Irish Independent

Health service in fresh crisis as record 500,000 on waiting list to see a consultant

- Eilish O’Regan

THE crisis in the health service has escalated with new figures showing the number of public patients languishin­g on waiting lists to see a specialist has breached 500,000 for the first time.

Some 138,584 of these patients spent the whole of 2017 on the waiting list.

Half of these patients have been waiting for an outpatient appointmen­t since the middle of 2016. The figures for December are yet more grim news as patients in overcrowde­d hospital A&E department­s, which are in the grip of the winter trolley crisis, face into more weeks of congestion and long delays for a bed.

The number of patients needing surgery also rose last month to 81,468 – up from 80,595 the previous month.

It reverses the recent trend that made a small dent in the queues after the injection of

special waiting-list funding and the purchase of private treatments.
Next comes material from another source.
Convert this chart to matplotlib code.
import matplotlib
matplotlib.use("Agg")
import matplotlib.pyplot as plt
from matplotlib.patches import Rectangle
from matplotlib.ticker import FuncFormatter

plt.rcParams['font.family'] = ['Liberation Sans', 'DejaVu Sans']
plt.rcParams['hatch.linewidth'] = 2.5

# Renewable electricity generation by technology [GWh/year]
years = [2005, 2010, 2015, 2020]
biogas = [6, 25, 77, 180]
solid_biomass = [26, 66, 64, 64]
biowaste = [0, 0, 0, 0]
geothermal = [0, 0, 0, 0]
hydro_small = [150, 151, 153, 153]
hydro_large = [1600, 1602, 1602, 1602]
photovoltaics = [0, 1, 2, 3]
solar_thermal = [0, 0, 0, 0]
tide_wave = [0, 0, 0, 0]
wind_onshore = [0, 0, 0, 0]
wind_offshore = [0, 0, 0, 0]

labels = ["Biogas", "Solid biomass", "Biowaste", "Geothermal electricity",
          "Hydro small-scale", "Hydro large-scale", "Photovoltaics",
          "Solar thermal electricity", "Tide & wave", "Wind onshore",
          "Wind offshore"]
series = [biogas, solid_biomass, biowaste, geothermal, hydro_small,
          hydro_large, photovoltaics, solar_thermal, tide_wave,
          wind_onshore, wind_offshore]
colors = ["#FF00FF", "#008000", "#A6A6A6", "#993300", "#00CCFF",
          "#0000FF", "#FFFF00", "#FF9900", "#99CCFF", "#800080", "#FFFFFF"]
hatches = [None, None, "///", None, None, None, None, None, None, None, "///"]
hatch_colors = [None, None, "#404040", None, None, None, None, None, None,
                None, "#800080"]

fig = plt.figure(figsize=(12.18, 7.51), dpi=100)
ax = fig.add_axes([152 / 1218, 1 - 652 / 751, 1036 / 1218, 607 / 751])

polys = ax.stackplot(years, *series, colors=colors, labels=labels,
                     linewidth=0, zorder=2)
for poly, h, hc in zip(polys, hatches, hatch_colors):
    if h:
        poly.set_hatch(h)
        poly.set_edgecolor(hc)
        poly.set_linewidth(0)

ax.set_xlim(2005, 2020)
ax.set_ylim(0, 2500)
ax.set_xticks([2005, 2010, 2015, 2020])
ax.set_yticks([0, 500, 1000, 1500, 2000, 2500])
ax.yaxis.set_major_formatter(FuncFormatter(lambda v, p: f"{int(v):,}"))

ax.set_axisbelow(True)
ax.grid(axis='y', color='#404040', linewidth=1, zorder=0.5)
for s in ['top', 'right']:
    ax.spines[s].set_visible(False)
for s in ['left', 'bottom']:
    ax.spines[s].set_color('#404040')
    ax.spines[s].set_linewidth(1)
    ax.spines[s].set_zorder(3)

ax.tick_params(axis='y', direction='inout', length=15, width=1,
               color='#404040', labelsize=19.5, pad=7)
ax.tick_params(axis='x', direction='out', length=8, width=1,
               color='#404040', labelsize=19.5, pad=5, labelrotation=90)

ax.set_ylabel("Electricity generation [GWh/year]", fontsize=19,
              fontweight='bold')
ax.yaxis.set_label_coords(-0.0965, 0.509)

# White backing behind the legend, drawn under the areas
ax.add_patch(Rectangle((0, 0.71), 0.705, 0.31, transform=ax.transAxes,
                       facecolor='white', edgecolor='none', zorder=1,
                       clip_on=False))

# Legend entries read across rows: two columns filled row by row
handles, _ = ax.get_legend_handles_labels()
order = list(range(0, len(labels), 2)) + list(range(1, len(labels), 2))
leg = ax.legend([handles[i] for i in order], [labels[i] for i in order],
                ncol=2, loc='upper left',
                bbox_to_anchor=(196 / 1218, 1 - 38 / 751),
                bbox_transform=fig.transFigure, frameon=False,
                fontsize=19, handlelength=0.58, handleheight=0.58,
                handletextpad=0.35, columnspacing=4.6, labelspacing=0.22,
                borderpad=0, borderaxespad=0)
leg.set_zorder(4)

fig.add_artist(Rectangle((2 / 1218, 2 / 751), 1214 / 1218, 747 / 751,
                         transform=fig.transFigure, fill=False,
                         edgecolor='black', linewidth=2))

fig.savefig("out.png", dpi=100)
Overall, nearly 690,000 public patients are on some form of waiting list, a rise of 4,800 since November.

Fianna Fáil health spokespers­on Billy Kelleher described the toll of patients waiting as “appalling”.

He accused Health Minister Simon Harris of taking his “eye off the ball as he attempts to grapple with the trolley crisis”.
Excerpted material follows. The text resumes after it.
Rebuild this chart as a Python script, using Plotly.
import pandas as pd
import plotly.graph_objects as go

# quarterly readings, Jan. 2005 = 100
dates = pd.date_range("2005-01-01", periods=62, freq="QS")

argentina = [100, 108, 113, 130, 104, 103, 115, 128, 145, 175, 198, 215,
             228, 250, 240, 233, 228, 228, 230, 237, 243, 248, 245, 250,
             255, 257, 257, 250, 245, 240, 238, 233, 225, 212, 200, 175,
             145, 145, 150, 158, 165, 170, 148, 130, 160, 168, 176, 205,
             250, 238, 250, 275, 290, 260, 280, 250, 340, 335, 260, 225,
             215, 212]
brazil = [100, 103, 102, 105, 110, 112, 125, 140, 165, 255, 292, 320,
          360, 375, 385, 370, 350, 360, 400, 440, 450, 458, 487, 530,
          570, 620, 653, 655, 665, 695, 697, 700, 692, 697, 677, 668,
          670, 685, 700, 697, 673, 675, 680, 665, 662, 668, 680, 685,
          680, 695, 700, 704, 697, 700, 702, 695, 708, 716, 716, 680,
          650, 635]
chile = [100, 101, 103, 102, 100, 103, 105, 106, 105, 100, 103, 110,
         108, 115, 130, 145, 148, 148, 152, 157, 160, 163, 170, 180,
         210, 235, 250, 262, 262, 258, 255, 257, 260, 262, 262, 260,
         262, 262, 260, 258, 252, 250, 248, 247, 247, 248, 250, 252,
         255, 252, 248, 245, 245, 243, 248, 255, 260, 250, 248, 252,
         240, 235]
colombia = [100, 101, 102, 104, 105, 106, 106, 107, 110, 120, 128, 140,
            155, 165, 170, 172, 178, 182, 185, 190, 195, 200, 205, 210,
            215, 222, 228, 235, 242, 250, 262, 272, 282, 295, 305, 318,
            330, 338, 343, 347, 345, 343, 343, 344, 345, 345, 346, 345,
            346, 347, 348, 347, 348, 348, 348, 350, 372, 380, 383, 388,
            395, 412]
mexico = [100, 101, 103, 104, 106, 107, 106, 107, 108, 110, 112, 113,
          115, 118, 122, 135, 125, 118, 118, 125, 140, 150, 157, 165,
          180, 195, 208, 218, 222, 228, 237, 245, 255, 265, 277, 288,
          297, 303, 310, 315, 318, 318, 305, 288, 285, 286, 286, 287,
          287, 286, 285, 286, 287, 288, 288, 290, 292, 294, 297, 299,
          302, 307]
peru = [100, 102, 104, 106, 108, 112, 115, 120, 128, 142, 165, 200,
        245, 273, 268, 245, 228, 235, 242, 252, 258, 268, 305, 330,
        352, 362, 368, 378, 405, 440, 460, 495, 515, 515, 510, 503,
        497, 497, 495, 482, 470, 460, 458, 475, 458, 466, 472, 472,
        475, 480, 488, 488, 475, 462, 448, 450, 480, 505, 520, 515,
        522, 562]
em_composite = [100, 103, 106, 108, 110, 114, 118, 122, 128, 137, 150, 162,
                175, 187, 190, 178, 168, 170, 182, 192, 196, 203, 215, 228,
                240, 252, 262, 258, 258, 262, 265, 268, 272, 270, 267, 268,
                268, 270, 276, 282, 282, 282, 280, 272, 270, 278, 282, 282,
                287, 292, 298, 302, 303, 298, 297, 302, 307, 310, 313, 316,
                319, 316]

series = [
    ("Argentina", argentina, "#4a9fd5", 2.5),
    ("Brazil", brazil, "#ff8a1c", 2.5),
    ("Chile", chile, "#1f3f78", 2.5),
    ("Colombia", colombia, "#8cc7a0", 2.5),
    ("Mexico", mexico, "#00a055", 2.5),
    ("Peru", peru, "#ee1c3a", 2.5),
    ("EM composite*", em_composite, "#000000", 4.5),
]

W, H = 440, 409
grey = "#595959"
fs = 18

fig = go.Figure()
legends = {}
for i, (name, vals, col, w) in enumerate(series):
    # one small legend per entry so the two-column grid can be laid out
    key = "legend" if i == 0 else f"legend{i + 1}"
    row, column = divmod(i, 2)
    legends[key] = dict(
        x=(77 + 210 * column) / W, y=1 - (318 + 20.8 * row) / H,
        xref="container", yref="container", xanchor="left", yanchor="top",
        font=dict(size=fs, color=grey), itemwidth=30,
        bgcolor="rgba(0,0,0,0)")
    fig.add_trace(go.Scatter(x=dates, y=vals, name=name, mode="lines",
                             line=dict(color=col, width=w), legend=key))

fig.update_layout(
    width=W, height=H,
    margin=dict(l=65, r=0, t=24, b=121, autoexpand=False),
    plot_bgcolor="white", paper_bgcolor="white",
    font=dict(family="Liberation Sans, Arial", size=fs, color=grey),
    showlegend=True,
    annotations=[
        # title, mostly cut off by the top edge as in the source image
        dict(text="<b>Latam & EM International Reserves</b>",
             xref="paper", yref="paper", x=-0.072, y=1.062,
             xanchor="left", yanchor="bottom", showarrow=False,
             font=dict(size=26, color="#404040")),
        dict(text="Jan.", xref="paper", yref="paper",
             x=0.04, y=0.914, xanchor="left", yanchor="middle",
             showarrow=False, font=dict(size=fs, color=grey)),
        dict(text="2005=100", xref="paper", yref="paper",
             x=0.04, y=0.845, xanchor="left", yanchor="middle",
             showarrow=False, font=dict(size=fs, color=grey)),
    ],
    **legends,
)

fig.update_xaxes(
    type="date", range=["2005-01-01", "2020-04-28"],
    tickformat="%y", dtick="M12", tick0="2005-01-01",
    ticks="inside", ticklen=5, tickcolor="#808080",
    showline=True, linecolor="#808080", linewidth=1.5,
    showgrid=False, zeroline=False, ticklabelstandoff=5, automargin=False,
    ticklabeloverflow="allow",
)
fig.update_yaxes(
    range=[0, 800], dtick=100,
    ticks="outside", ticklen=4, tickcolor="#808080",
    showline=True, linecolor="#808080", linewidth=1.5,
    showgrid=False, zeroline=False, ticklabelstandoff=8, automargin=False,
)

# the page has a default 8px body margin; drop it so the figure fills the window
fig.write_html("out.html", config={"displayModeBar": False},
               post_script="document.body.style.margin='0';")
This month’s figures are set to be even worse for patients in need of surgery as most planned operations have had to be put on hold to free up beds for patients from A&E.

The figures for patients waiting for an endoscopy in December show a slight fall to 17,618 compared to 18,184 in November.
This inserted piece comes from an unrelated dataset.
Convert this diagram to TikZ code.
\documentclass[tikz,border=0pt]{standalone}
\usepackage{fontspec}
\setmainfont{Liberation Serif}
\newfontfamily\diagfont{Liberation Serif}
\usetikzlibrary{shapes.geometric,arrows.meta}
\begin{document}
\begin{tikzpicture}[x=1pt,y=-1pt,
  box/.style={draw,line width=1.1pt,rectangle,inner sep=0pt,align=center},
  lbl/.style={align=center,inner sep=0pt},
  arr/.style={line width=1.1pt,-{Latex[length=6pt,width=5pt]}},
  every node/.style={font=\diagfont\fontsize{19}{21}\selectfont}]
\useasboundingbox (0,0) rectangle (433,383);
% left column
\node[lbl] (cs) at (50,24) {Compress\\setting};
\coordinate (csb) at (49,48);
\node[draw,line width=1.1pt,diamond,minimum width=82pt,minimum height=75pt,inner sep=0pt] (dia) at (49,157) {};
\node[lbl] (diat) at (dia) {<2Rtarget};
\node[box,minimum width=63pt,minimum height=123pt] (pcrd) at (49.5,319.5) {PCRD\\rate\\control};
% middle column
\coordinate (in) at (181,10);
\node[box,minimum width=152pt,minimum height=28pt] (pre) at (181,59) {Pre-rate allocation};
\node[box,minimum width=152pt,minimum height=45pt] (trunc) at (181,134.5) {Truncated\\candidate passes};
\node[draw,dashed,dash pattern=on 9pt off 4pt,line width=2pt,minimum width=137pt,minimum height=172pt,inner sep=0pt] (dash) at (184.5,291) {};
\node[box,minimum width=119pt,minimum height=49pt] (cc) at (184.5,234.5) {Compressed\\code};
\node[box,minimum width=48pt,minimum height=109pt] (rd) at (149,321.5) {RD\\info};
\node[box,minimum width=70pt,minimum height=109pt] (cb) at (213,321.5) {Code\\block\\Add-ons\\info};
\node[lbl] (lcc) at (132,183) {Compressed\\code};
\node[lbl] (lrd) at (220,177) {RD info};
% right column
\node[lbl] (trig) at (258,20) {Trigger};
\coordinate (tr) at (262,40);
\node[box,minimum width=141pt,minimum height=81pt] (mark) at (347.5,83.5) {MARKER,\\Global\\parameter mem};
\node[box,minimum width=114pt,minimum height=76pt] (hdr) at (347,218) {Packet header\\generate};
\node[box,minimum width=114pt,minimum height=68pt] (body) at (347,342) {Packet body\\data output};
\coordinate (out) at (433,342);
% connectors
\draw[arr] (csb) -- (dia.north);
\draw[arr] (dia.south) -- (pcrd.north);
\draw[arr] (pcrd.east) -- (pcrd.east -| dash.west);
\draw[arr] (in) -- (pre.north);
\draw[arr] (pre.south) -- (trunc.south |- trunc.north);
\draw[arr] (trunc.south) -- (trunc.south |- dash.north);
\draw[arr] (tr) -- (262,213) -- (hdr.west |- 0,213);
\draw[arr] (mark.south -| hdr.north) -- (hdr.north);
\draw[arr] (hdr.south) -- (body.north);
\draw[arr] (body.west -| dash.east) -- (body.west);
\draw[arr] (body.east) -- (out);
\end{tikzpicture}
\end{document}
But there are still more waiting for this invasive diagnostic procedure now than in January last, when the list stood at 17,441, the National Treatment Purchase Fund revealed.

The Health Minister will again struggle to reduce the delays endured by many of these patients who are in pain and in deteriorat­ing health this year despite having more than €50m in funding to buy additional treatments.

The numbers on trolleys across the country fell yesterday to 473 but there were 48 patients waiting for a bed in University Hospital Limerick, 34 in Cork University Hospital and 27 in Tallaght Hospital.

Doctors warned it is inevitable that A&Es will be clogged again next week as the plummeting temperatur­es, flu and others respirator­y illnesses force many patients, including the frail elderly, to have no option but to seek hospital care.

Many of the patients who are having to resort to A&E are also on hospital waiting lists. Their health is declining and continuing to worsen.